WHAT YOU SHOULD DO –
Restate the whole of the material. Keep every word, and drop the pictures.
****************************************
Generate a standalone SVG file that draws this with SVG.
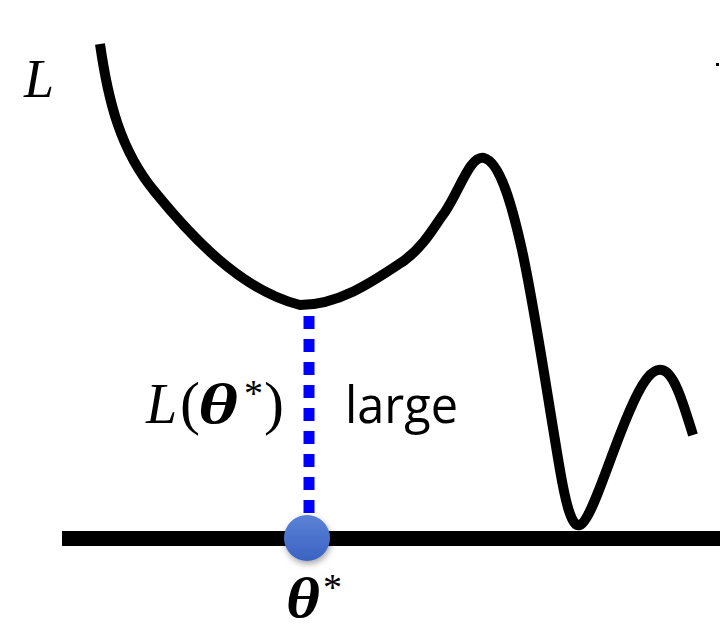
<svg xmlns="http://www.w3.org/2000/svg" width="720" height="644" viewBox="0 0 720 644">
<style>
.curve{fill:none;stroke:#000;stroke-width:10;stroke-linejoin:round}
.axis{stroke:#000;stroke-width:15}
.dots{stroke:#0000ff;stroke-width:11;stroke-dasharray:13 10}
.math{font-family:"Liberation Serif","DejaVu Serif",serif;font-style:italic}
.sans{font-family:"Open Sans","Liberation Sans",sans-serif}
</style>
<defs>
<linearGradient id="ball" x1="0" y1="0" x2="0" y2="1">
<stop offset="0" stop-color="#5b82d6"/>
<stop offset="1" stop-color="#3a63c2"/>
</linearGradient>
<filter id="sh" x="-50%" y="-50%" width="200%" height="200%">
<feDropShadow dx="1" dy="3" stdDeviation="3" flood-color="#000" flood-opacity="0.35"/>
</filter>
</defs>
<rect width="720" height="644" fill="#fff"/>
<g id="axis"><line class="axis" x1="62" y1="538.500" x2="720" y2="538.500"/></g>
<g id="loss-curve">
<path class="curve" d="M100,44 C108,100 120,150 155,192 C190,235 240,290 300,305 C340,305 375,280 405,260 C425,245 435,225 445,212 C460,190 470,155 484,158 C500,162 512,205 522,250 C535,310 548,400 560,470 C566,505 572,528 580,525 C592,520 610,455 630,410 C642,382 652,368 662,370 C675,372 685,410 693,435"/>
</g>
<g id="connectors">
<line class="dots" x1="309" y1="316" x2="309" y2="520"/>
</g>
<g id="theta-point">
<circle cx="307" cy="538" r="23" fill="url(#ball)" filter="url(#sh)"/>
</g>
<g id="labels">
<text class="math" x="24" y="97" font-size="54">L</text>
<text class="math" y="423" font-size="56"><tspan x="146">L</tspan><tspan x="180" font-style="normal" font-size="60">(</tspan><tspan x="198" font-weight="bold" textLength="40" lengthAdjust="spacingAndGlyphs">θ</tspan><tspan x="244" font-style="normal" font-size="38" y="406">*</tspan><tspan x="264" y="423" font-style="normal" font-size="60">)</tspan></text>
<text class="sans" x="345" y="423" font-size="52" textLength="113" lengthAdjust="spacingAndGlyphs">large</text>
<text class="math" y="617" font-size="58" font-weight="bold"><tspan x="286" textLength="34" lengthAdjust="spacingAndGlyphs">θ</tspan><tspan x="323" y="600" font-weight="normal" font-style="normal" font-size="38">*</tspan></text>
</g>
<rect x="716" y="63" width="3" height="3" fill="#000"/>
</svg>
****************************************
RESULT OF THE EXERCISE –
Generate a standalone SVG file that draws this with SVG.
<svg xmlns="http://www.w3.org/2000/svg" width="720" height="644" viewBox="0 0 720 644">
<style>
.curve{fill:none;stroke:#000;stroke-width:10;stroke-linejoin:round}
.axis{stroke:#000;stroke-width:15}
.dots{stroke:#0000ff;stroke-width:11;stroke-dasharray:13 10}
.math{font-family:"Liberation Serif","DejaVu Serif",serif;font-style:italic}
.sans{font-family:"Open Sans","Liberation Sans",sans-serif}
</style>
<defs>
<linearGradient id="ball" x1="0" y1="0" x2="0" y2="1">
<stop offset="0" stop-color="#5b82d6"/>
<stop offset="1" stop-color="#3a63c2"/>
</linearGradient>
<filter id="sh" x="-50%" y="-50%" width="200%" height="200%">
<feDropShadow dx="1" dy="3" stdDeviation="3" flood-color="#000" flood-opacity="0.35"/>
</filter>
</defs>
<rect width="720" height="644" fill="#fff"/>
<g id="axis"><line class="axis" x1="62" y1="538.500" x2="720" y2="538.500"/></g>
<g id="loss-curve">
<path class="curve" d="M100,44 C108,100 120,150 155,192 C190,235 240,290 300,305 C340,305 375,280 405,260 C425,245 435,225 445,212 C460,190 470,155 484,158 C500,162 512,205 522,250 C535,310 548,400 560,470 C566,505 572,528 580,525 C592,520 610,455 630,410 C642,382 652,368 662,370 C675,372 685,410 693,435"/>
</g>
<g id="connectors">
<line class="dots" x1="309" y1="316" x2="309" y2="520"/>
</g>
<g id="theta-point">
<circle cx="307" cy="538" r="23" fill="url(#ball)" filter="url(#sh)"/>
</g>
<g id="labels">
<text class="math" x="24" y="97" font-size="54">L</text>
<text class="math" y="423" font-size="56"><tspan x="146">L</tspan><tspan x="180" font-style="normal" font-size="60">(</tspan><tspan x="198" font-weight="bold" textLength="40" lengthAdjust="spacingAndGlyphs">θ</tspan><tspan x="244" font-style="normal" font-size="38" y="406">*</tspan><tspan x="264" y="423" font-style="normal" font-size="60">)</tspan></text>
<text class="sans" x="345" y="423" font-size="52" textLength="113" lengthAdjust="spacingAndGlyphs">large</text>
<text class="math" y="617" font-size="58" font-weight="bold"><tspan x="286" textLength="34" lengthAdjust="spacingAndGlyphs">θ</tspan><tspan x="323" y="600" font-weight="normal" font-style="normal" font-size="38">*</tspan></text>
</g>
<rect x="716" y="63" width="3" height="3" fill="#000"/>
</svg>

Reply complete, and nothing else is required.